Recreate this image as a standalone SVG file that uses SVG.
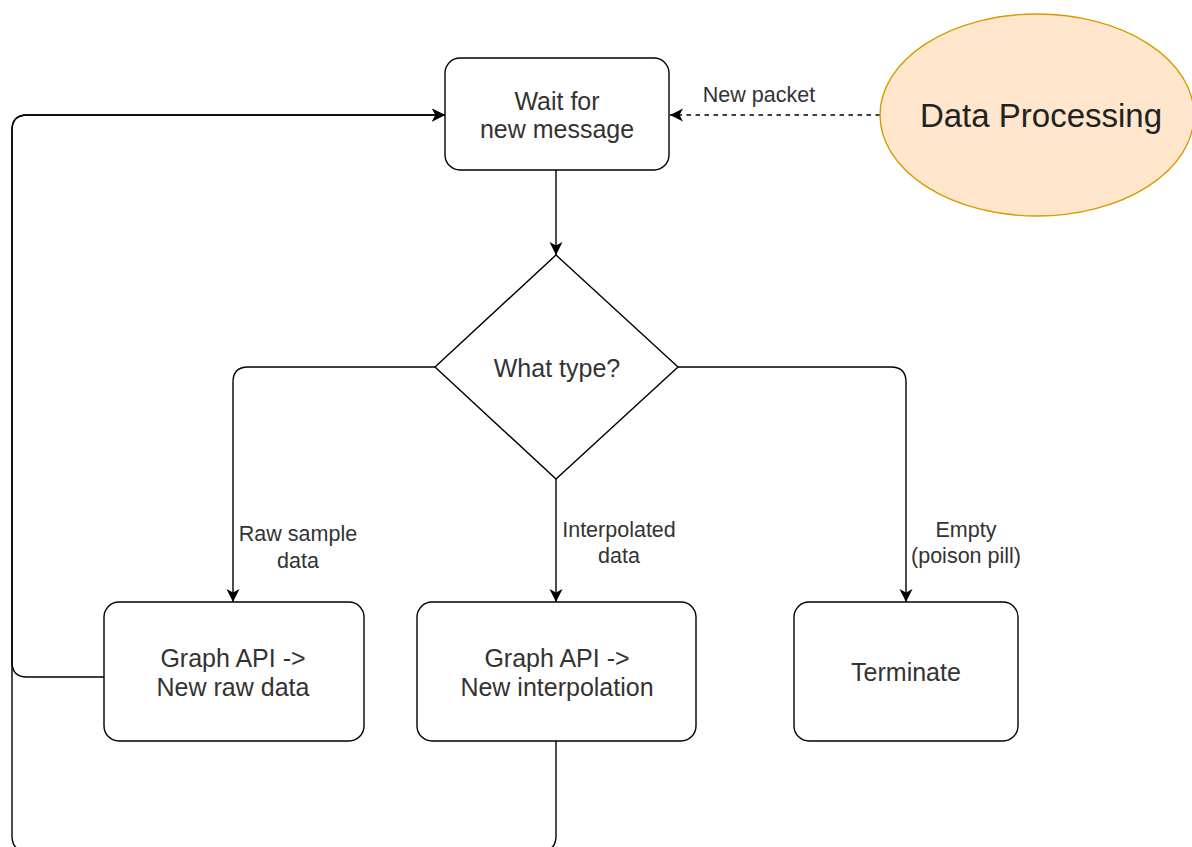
<svg xmlns="http://www.w3.org/2000/svg" width="1192" height="847" viewBox="0 0 1192 847">
  <defs>
    <marker id="arrow" markerUnits="userSpaceOnUse" markerWidth="14" markerHeight="14" refX="13" refY="6.5" orient="auto">
      <path d="M0,0 L13,6.5 L0,13 L3.5,6.5 Z" fill="#000"/>
    </marker>
    <style>
      .box { fill: #fff; stroke: #000; stroke-width: 1.4; }
      .edge { fill: none; stroke: #000; stroke-width: 1.4; marker-end: url(#arrow); }
      .dashed { stroke-dasharray: 4.5 4.5; }
      .txt { font-family: "Liberation Sans", Arial, sans-serif; font-size: 25px; fill: #333; text-anchor: middle; }
      .lbl { font-family: "Liberation Sans", Arial, sans-serif; font-size: 21.5px; fill: #333; text-anchor: middle; }
      .big { font-family: "Liberation Sans", Arial, sans-serif; font-size: 33px; fill: #222; text-anchor: middle; }
    </style>
  </defs>
  <rect width="1192" height="847" fill="#fff"/>

  <!-- connectors -->
  <g id="connectors">
    <path class="edge" d="M556,170 V255"/>
    <path class="edge" d="M435,367 H248 Q233,367 233,382 V602"/>
    <path class="edge" d="M556,479 V602"/>
    <path class="edge" d="M678,367 H891 Q906,367 906,382 V602"/>
    <path class="edge" d="M104,677 H27 Q12,677 12,662 V130 Q12,115 27,115 H445"/>
    <path class="edge" d="M556,741 V836 Q556,851 541,851 H27 Q12,851 12,836 V130 Q12,115 27,115 H445"/>
    <path class="edge dashed" d="M880,115 H670"/>
    <text class="lbl" x="759" y="102">New packet</text>
    <text class="lbl" x="298" y="541">Raw sample</text>
    <text class="lbl" x="298" y="568">data</text>
    <text class="lbl" x="619" y="537">Interpolated</text>
    <text class="lbl" x="619" y="563">data</text>
    <text class="lbl" x="966" y="537">Empty</text>
    <text class="lbl" x="966" y="563">(poison pill)</text>
  </g>

  <!-- nodes -->
  <g id="wait">
    <rect class="box" x="445" y="58" width="224" height="112" rx="15"/>
    <text class="txt" x="557" y="110">Wait for</text>
    <text class="txt" x="557" y="138">new message</text>
  </g>

  <g id="data-processing">
    <ellipse cx="1037" cy="115" rx="157" ry="101" fill="#ffe6cc" stroke="#d79b00" stroke-width="1.4"/>
    <text class="big" x="1041" y="127">Data Processing</text>
  </g>

  <g id="what-type">
    <polygon class="box" points="556,255 678,367 556,479 435,367"/>
    <text class="txt" x="557" y="377">What type?</text>
  </g>

  <g id="raw-data">
    <rect class="box" x="104" y="602" width="260" height="139" rx="15"/>
    <text class="txt" x="233" y="667">Graph API -&gt;</text>
    <text class="txt" x="233" y="696">New raw data</text>
  </g>

  <g id="interpolation">
    <rect class="box" x="417" y="602" width="279" height="139" rx="15"/>
    <text class="txt" x="557" y="667">Graph API -&gt;</text>
    <text class="txt" x="557" y="696">New interpolation</text>
  </g>

  <g id="terminate">
    <rect class="box" x="794" y="602" width="224" height="139" rx="15"/>
    <text class="txt" x="906" y="681">Terminate</text>
  </g>
</svg>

- **The problem**:
Your copy of the data should match it exactly, except that pictures are left out.

- **Answer to the task**:
Recreate this image as a standalone SVG file that uses SVG.
<svg xmlns="http://www.w3.org/2000/svg" width="1192" height="847" viewBox="0 0 1192 847">
  <defs>
    <marker id="arrow" markerUnits="userSpaceOnUse" markerWidth="14" markerHeight="14" refX="13" refY="6.5" orient="auto">
      <path d="M0,0 L13,6.5 L0,13 L3.5,6.5 Z" fill="#000"/>
    </marker>
    <style>
      .box { fill: #fff; stroke: #000; stroke-width: 1.4; }
      .edge { fill: none; stroke: #000; stroke-width: 1.4; marker-end: url(#arrow); }
      .dashed { stroke-dasharray: 4.5 4.5; }
      .txt { font-family: "Liberation Sans", Arial, sans-serif; font-size: 25px; fill: #333; text-anchor: middle; }
      .lbl { font-family: "Liberation Sans", Arial, sans-serif; font-size: 21.5px; fill: #333; text-anchor: middle; }
      .big { font-family: "Liberation Sans", Arial, sans-serif; font-size: 33px; fill: #222; text-anchor: middle; }
    </style>
  </defs>
  <rect width="1192" height="847" fill="#fff"/>

  <!-- connectors -->
  <g id="connectors">
    <path class="edge" d="M556,170 V255"/>
    <path class="edge" d="M435,367 H248 Q233,367 233,382 V602"/>
    <path class="edge" d="M556,479 V602"/>
    <path class="edge" d="M678,367 H891 Q906,367 906,382 V602"/>
    <path class="edge" d="M104,677 H27 Q12,677 12,662 V130 Q12,115 27,115 H445"/>
    <path class="edge" d="M556,741 V836 Q556,851 541,851 H27 Q12,851 12,836 V130 Q12,115 27,115 H445"/>
    <path class="edge dashed" d="M880,115 H670"/>
    <text class="lbl" x="759" y="102">New packet</text>
    <text class="lbl" x="298" y="541">Raw sample</text>
    <text class="lbl" x="298" y="568">data</text>
    <text class="lbl" x="619" y="537">Interpolated</text>
    <text class="lbl" x="619" y="563">data</text>
    <text class="lbl" x="966" y="537">Empty</text>
    <text class="lbl" x="966" y="563">(poison pill)</text>
  </g>

  <!-- nodes -->
  <g id="wait">
    <rect class="box" x="445" y="58" width="224" height="112" rx="15"/>
    <text class="txt" x="557" y="110">Wait for</text>
    <text class="txt" x="557" y="138">new message</text>
  </g>

  <g id="data-processing">
    <ellipse cx="1037" cy="115" rx="157" ry="101" fill="#ffe6cc" stroke="#d79b00" stroke-width="1.4"/>
    <text class="big" x="1041" y="127">Data Processing</text>
  </g>

  <g id="what-type">
    <polygon class="box" points="556,255 678,367 556,479 435,367"/>
    <text class="txt" x="557" y="377">What type?</text>
  </g>

  <g id="raw-data">
    <rect class="box" x="104" y="602" width="260" height="139" rx="15"/>
    <text class="txt" x="233" y="667">Graph API -&gt;</text>
    <text class="txt" x="233" y="696">New raw data</text>
  </g>

  <g id="interpolation">
    <rect class="box" x="417" y="602" width="279" height="139" rx="15"/>
    <text class="txt" x="557" y="667">Graph API -&gt;</text>
    <text class="txt" x="557" y="696">New interpolation</text>
  </g>

  <g id="terminate">
    <rect class="box" x="794" y="602" width="224" height="139" rx="15"/>
    <text class="txt" x="906" y="681">Terminate</text>
  </g>
</svg>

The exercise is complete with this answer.